Watch and discover a range of topics in HIV

Navigating the challenges ahead
Explore and working to overcome patient barriers to success

View transcript below.

Obstacles to successful care of HIV are common for HIV patients. Actively exploring these obstacles, and formulating strategies for navigating them, is an important prelude to treatment initiation.

CYNTHIA RIVERA, MD: So in my experience and in clinical practice, we focus on things like CD4 counts and viral load, and obviously, all those clinical things that we need to assess as providers, but I’m finding that one of the most important things to really touch on and focus on are the complexities of our patients. 

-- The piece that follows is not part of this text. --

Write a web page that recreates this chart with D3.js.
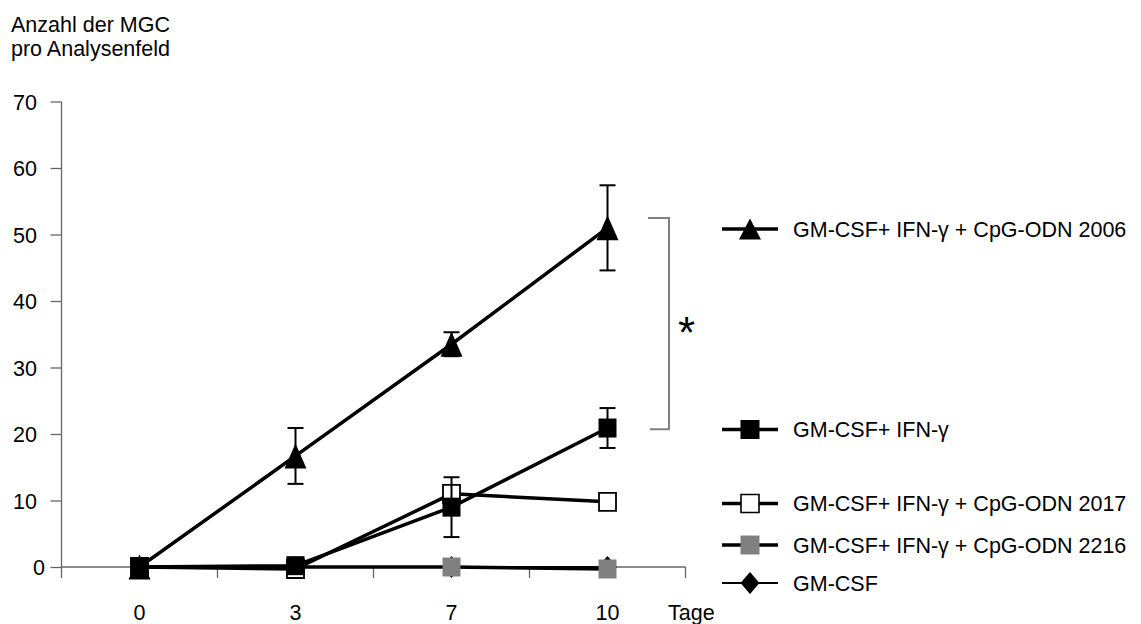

Our patients have a myriad of social issues, issues with getting access to care, sometimes things happening in their lives. We need to listen to our patients. We need to sit down and actively, through verbal and nonverbal communication, really let them know that we’re their advocate, that we’re there for them, and that we are here to assess them as whole, take care of those social issues that impact their treatment as well as the disease itself. 

HIV does not occur in a vacuum. There’s multiple issues with our patients that we really need to explore and build a relationship with our patients so that they can help us help them really.

DERRICK BUTLER, MD: Once you’ve explored obviously the clinical implications with the patient, now you delve into that, the social issues and around their lives and how they live their life, and as you’re starting, you know saying are they ready to start and what their life situation is in terms of how HIV treatment is going to fit into that lifestyle. 

LEANDRO MENA, MD: One of the things that I like to do is at the end as I summarize, you know, everything. I ask my patients, well, what do you think? Do you think you’re ready to start taking this medication? And the second question that I ask them is, well, what do you think are the challenges that you may encounter you know, coming to your appointments or taking medication everyday? And sometimes they will say no none, and then I’ll take the opportunity to say, well, how about this? I mean how about relationship dynamics? I mean sometimes around a new HIV diagnosis are issues in a relationship.

DERRICK BUTLER, MD: I mean how do we make it as least disruptive for that patient in terms of finding those questions. Their living situation? Who do they live with? Do they know their status? Do they know their sexual orientation? Do they work? Is this going to interfere with somehow them keeping their jobs? What’s their transportation issue? 

LEANDRO MENA, MD: One thing that you mentioned I think is interesting is about the issue of working, right, and how difficult it can be, for example, for some people to come to an appointment because if they miss work, they miss earnings. In our clinic, we have a legal partnership, right and we make sure that our patients are aware of their rights and things about discrimination based on housing, health insurance, and employment. 

DERRICK BUTLER, MD: In my practice, too, and in also yours, I have some patients who are undocumented patients here in our country, and sometimes that has been a barrier to a few patients who are afraid that you know coming to care in the system will somehow you know jeopardize their status or they may be at risk for punishment. 

CYNTHIA RIVERA, MD: Just like patients with substance abuse who are afraid perhaps to admit to some of these behaviors because of legal ramifications. 

DERRICK BUTLER, MD: I agree. We work in communities of color for the most part, and there are some areas there’s some distrust of the medical system, and we are now that representative again as we’ve talked about, make sure that we show that we care about the patient, that we are concerned about their health, that we are trying to empower them and that we are not just another cog in a machine that they already may have some distrust for, so kind of help them to bridge that, which could be some potential barrier too. 

CYNTHIA RIVERA, MD: Our patients really teach us a lot about issues within the community. Without that trust, we are really being able to engage with our patients, we really don’t know about community-specific issues that impact not only them, but our ability to give them the best care possible.